In cold water: Ideally, the turkey is kept in its original wrapping, which should be checked to ensure it is secure so water cannot leak into the package. The turkey should be completely submerged in cold water, which should be changed every 30 minutes as it gradually warms. Turkeys thawed in cold water should be cooked immediately after thawing. They should not be refrigerated or refrozen.
|Turkey Thawing Guidelines|
|Weight in Pounds||Days to Thaw
|Hours to Thaw
in Cold Water
|4 to 12 pounds||1 to 3||2 to 6|
|12 to 16 pounds||3 to 4||6 to 8|
|16 to 20 pounds||4 to 5||8 to 10|
|20 to 24 pounds||5 to 6||10 to 12|
In the microwave oven: The microwave’s owner’s manual should state the size of the largest turkey that will fit inside the appliance, the required minutes per pound for defrosting and the power level to use. All outside wrapping should be removed and the turkey should be placed on a microwave-safe dish to catch juices that may leak. Turkey thawed by microwave should be cooked immediately and not be refrozen or refrigerated.
Roasting the turkey
Turkeys—or other meat—should not be rinsed for cooking; this practice only spreads germs. Paper towels should be used to gently remove pin feathers or blood. Direct contact with a raw bird or its juices can spread bacteria and foodborne illness if the cook then touches other surfaces and food.
The oven’s temperature should be no lower than 325 degrees Fahrenheit. The turkey should be placed on a rack in a shallow roasting pan.
Care must be taken when cooking a stuffed turkey. Stuffing heats slower than the turkey meat and precautions should be taken to avoid having the bird in the “danger zone” where harmful bacteria can grow. To safely prepare a stuffed turkey, you can still prepare ingredients ahead of time as long as you keep wet and dry ingredients separate.
All wet ingredients (butter or margarine, cooked celery and onions, broth, etc.) should be chilled and then mixed with the dry ingredients just before the neck and body cavities are loosely filled. The turkey should then be cooked immediately. A food thermometer should be used to make sure that both the center of the stuffing and the turkey reach a safe minimum internal temperature of 165 degrees Fahrenheit.
To kill bacteria that could make people sick, the cook should always wash with soap and water her or his hands, utensils, the sink and anything else that comes in contact with raw turkey and its juices.

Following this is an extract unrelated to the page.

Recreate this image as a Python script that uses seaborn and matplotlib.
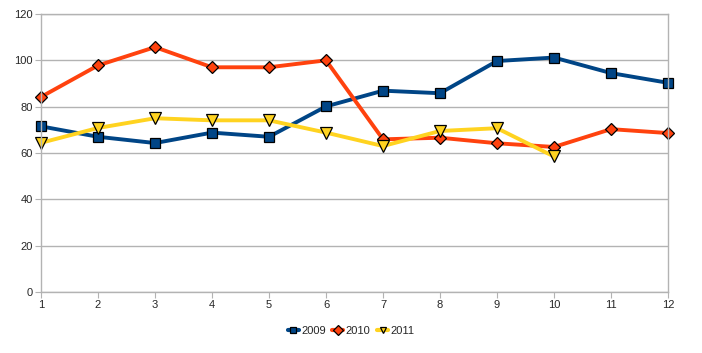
import seaborn as sns
import pandas as pd
import matplotlib.pyplot as plt

months = list(range(1, 13))
y2009 = [71.5, 67.0, 64.3, 68.8, 67.0, 80.1, 86.9, 85.8, 99.7, 101.2, 94.5, 90.3]
y2010 = [84.2, 97.8, 105.7, 97.0, 97.0, 100.0, 65.9, 66.6, 64.2, 62.6, 70.3, 68.6]
y2011 = [64.4, 70.8, 75.0, 74.1, 74.1, 68.8, 63.0, 69.5, 70.7, 58.5]
years = ['2009', '2010', '2011']

df = pd.concat([
    pd.DataFrame({'month': months, 'value': y2009, 'year': '2009'}),
    pd.DataFrame({'month': months, 'value': y2010, 'year': '2010'}),
    pd.DataFrame({'month': months[:len(y2011)], 'value': y2011, 'year': '2011'}),
])

sns.set_style('white')
plt.rcParams['font.family'] = ['Liberation Sans', 'DejaVu Sans']

fig = plt.figure(figsize=(7.02, 3.53), dpi=100)
ax = fig.add_axes([41 / 702, 1 - 292 / 353, (668 - 41) / 702, (292 - 14) / 353])

palette = {'2009': '#004586', '2010': '#ff420e', '2011': '#ffd320'}
markers = {'2009': 's', '2010': 'D', '2011': 'v'}
msize = {'s': 7.5, 'D': 6.0, 'v': 8.0}

sns.lineplot(data=df, x='month', y='value', hue='year', style='year',
             palette=palette, markers=markers, dashes=False, linewidth=2.8,
             markersize=7.5, markeredgecolor='black', markeredgewidth=0.9,
             ax=ax, legend='full')

for line in ax.get_lines():
    m = line.get_marker()
    if m in msize:
        line.set_markersize(msize[m])
    line.set_clip_on(False)

ax.set_xlim(1, 12)
ax.set_ylim(0, 120)
ax.set_xticks(months)
ax.set_yticks(range(0, 121, 20))
ax.grid(axis='y', color='#b3b3b3', linewidth=1)
ax.set_axisbelow(True)
for s in ax.spines.values():
    s.set_color('#b3b3b3')
    s.set_linewidth(1)
ax.tick_params(axis='both', labelsize=8, color='#b3b3b3', length=4,
               direction='out', left=True, bottom=True, pad=2)
ax.set_xlabel('')
ax.set_ylabel('')

handles, labels = ax.get_legend_handles_labels()
pairs = [(h, l) for h, l in zip(handles, labels) if l in years]
ax.get_legend().remove()
for h, _ in pairs:
    h.set_markersize(5)
    h.set_linewidth(3)
fig.legend([p[0] for p in pairs], [p[1] for p in pairs], loc='center',
           bbox_to_anchor=(0.5, 1 - 331 / 353), ncol=3, frameon=False,
           fontsize=8, handlelength=1.0, handletextpad=0.2, columnspacing=0.6)

fig.savefig('out.png', dpi=100)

If a roasting pan does not have a lid, a tent of heavy-duty aluminum foil can be placed over the turkey for the first 1 to 1.5 hours. This cover allows for maximum heat circulation, keeps the turkey moist and reduces oven splatter. To prevent over-browning, fresh foil may be placed over the turkey after it reaches the desired color.
A whole roast turkey is safe when cooked to a minimum internal temperature of 165 degrees Fahrenheit as measured with a food thermometer. The internal temperature should be checked at the innermost part of the thigh and wing and the thickest part of the breast. For safety’s sake, do not rely on the turkey’s pop-up doneness indicator.

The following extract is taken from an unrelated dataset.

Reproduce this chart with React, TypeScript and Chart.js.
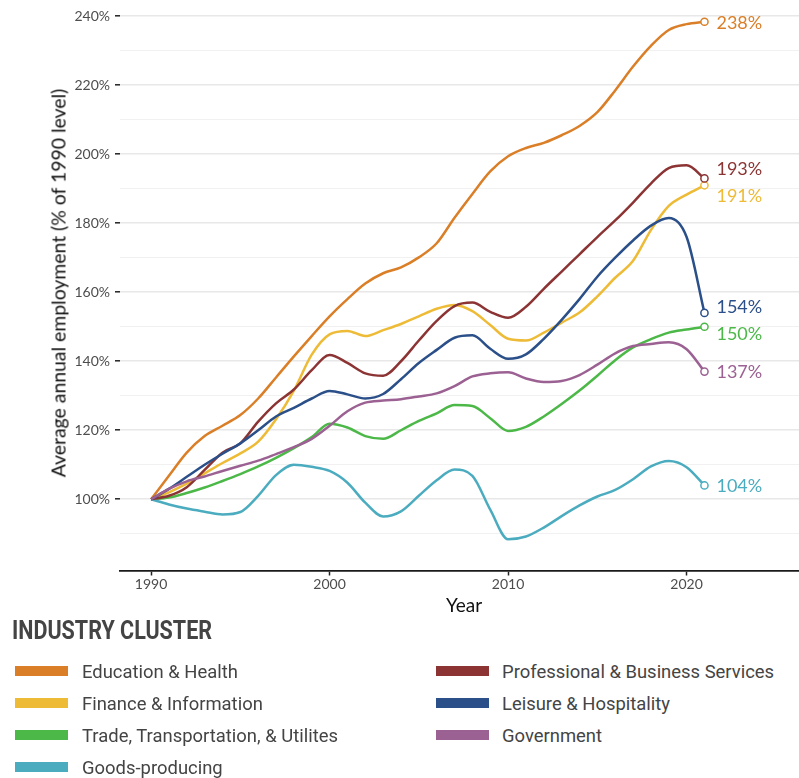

|Time Needed to Cook a Turkey|
|Weight in Pounds||Hours to Cook Unstuffed Thawed Turkey||Hours to Cook Stuffed Thawed Turkey||Hours to Cook Frozen Unstuffed Turke|
|8 to 12||2.75 to 3||3 to 3.5|
|12 to 14||3 to 3.75||3.5 to 4||6.5 to 8|
|14 to 18||3.75 to 4.25||4 to 4.25|
|18 to 20||4.25 to 4.5||4.25 to 4.75|
|20 to 24||4.5 to 5||4.75 to 5.25|
For better taste and easier carving, the roast turkey should stand and rest for 20 minutes before being carved to allow juices to set. All stuffing should be removed from the turkey cavities before carving.
Cooking Thanksgiving dinner and other holiday meals with their many dishes and high expectations isn’t always easy, and can be stressful, says Ingham. She suggests visiting Foodsafety.gov for more information on how to plan the Thanksgiving meal and prepare the turkey. Questions also can be directed in English and Spanish to the U.S. Department of Agriculture’s Food Safety and Inspection Services’ “Ask Karen” service.